Your task> Retype the opening lines of the listing below, ending with the line that contains "const yTicks = [0, 5, 10, 15, 20, 25, 30];", and leave out any pictures.

Information shown>
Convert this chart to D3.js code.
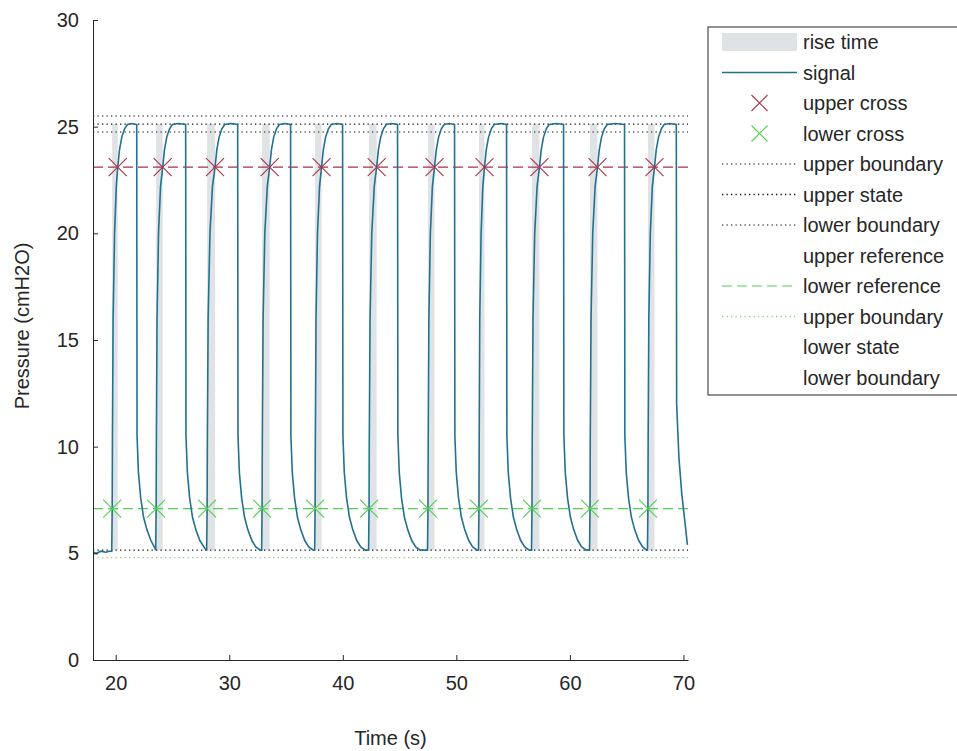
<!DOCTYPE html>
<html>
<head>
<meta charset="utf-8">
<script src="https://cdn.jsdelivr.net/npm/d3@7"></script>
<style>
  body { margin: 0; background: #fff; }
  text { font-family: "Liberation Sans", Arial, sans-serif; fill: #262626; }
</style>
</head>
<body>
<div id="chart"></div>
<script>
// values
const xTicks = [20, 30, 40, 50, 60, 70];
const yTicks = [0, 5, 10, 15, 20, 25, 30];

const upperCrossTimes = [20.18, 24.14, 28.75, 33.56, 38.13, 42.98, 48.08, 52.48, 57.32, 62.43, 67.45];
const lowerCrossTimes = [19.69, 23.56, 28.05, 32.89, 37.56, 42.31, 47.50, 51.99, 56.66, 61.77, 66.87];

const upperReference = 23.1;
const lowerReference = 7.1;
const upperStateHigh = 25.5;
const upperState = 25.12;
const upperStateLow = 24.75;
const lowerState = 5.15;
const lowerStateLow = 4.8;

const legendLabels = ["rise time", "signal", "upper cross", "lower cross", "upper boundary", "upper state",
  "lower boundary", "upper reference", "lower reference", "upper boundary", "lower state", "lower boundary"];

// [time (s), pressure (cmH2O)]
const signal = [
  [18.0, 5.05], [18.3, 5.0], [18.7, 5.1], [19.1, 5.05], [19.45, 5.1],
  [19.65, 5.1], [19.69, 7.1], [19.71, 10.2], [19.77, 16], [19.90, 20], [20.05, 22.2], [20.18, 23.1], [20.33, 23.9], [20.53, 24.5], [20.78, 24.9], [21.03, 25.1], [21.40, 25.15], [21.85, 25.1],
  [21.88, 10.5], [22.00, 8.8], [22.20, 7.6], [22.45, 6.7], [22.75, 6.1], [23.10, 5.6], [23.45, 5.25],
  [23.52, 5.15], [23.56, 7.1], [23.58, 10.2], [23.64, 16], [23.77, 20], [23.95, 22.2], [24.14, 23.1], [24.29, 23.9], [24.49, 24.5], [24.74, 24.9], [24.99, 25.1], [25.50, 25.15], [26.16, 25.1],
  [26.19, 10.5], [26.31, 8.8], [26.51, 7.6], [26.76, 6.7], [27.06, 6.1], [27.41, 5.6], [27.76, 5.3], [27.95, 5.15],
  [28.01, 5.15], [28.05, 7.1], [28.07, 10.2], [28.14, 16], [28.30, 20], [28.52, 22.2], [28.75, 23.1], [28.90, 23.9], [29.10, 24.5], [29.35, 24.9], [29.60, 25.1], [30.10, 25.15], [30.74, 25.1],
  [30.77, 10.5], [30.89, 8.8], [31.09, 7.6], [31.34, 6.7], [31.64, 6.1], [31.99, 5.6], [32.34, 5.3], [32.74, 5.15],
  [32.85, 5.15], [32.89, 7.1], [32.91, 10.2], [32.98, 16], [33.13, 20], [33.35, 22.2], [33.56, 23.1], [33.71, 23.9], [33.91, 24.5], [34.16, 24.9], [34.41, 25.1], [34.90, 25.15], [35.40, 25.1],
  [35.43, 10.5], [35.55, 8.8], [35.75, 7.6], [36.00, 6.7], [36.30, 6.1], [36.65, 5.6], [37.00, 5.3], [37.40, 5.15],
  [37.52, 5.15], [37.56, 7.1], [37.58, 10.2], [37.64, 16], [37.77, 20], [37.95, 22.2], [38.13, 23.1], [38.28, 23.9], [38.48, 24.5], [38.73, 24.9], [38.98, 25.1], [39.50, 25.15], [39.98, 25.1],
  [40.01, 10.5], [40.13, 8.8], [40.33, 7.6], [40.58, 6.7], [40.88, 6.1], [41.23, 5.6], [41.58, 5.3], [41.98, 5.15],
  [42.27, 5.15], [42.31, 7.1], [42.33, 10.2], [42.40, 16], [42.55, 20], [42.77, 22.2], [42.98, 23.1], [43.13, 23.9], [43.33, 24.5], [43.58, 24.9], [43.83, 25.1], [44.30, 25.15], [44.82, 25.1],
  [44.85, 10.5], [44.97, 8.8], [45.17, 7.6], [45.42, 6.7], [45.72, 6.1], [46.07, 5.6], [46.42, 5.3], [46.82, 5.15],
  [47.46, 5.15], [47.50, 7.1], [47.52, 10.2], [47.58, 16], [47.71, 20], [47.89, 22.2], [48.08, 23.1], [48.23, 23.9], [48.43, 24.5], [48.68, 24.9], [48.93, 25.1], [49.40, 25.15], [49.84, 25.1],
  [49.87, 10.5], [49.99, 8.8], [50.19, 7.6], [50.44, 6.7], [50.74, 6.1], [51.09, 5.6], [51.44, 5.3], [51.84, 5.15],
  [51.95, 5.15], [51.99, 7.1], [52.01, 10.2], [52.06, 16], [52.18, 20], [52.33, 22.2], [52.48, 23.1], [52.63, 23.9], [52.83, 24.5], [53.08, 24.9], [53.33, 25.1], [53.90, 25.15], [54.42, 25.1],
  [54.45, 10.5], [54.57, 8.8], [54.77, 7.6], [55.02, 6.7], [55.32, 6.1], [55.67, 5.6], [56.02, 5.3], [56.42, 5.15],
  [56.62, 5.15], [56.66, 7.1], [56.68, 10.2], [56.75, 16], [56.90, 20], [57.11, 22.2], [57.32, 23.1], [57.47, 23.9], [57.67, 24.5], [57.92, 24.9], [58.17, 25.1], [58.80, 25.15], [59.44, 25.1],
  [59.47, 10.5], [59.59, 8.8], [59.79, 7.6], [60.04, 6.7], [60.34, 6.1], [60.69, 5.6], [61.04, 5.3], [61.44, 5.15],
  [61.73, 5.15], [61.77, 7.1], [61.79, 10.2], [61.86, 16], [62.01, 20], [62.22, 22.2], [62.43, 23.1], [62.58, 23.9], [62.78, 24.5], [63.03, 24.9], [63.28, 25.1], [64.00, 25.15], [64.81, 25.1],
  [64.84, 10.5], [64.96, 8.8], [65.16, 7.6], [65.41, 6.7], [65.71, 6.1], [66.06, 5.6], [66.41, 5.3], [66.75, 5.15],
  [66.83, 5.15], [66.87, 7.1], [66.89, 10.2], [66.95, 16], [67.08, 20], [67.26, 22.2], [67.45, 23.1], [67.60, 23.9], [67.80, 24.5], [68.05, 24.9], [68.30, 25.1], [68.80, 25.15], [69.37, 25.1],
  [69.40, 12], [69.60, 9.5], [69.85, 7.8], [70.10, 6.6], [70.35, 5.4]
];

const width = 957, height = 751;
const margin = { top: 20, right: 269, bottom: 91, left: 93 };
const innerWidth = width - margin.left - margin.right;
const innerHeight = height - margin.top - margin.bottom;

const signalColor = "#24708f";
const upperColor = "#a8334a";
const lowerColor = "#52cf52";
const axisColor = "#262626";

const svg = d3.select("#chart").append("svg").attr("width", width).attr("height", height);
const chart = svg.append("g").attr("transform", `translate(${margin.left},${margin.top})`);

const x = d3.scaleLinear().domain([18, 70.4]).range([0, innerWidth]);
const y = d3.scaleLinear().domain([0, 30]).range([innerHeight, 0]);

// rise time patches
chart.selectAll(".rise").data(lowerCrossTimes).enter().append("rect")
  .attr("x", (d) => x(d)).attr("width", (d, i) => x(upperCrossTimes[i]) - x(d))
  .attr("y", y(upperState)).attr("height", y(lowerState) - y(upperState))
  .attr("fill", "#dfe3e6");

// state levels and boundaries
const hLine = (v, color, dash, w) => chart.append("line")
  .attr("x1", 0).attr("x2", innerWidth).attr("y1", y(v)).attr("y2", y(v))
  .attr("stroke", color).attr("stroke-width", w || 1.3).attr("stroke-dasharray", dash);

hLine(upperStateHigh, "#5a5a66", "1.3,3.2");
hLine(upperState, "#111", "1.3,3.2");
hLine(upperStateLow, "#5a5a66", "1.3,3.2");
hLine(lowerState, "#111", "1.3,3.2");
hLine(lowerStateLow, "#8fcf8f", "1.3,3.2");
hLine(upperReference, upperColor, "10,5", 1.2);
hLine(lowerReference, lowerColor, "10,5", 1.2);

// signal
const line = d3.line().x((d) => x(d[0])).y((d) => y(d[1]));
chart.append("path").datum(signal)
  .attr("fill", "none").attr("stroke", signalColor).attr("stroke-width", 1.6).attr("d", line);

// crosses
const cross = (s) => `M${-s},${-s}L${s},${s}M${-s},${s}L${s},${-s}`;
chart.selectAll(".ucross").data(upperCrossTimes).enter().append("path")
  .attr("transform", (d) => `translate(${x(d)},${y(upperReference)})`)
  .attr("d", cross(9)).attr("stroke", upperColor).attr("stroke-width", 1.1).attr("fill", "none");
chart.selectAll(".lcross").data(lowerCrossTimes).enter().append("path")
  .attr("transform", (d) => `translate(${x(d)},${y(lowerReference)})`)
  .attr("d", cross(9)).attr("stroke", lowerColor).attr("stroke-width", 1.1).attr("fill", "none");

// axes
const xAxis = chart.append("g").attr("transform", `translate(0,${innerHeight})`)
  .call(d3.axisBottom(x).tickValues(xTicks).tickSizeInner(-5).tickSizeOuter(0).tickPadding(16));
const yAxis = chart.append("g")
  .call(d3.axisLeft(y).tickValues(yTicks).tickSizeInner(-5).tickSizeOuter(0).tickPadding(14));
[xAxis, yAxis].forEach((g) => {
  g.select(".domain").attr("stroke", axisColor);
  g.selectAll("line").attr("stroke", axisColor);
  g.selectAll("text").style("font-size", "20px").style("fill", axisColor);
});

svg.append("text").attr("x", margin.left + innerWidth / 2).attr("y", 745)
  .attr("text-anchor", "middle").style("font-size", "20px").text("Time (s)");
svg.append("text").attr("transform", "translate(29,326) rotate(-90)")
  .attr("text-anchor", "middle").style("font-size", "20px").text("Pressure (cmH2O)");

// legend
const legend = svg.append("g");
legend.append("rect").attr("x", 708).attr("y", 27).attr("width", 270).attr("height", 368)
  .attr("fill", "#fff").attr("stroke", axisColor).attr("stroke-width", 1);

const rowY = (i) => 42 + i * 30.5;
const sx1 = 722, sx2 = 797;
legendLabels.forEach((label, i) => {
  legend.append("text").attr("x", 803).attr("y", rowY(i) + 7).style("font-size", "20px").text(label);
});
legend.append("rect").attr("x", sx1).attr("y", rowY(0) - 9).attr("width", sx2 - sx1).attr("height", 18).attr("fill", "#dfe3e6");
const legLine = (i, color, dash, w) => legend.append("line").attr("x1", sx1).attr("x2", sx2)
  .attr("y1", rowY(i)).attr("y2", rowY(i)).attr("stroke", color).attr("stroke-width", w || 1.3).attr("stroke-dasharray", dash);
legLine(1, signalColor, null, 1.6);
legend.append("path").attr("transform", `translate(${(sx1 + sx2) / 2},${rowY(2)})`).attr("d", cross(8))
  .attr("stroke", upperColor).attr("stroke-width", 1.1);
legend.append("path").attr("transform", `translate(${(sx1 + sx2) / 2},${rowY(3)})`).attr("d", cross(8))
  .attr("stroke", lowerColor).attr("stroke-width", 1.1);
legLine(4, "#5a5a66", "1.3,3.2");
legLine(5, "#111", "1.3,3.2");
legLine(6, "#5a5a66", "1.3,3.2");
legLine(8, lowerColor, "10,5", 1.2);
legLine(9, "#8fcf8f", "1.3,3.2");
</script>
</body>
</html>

Result>
Convert this chart to D3.js code.
<!DOCTYPE html>
<html>
<head>
<meta charset="utf-8">
<script src="https://cdn.jsdelivr.net/npm/d3@7"></script>
<style>
  body { margin: 0; background: #fff; }
  text { font-family: "Liberation Sans", Arial, sans-serif; fill: #262626; }
</style>
</head>
<body>
<div id="chart"></div>
<script>
// values
const xTicks = [20, 30, 40, 50, 60, 70];
const yTicks = [0, 5, 10, 15, 20, 25, 30];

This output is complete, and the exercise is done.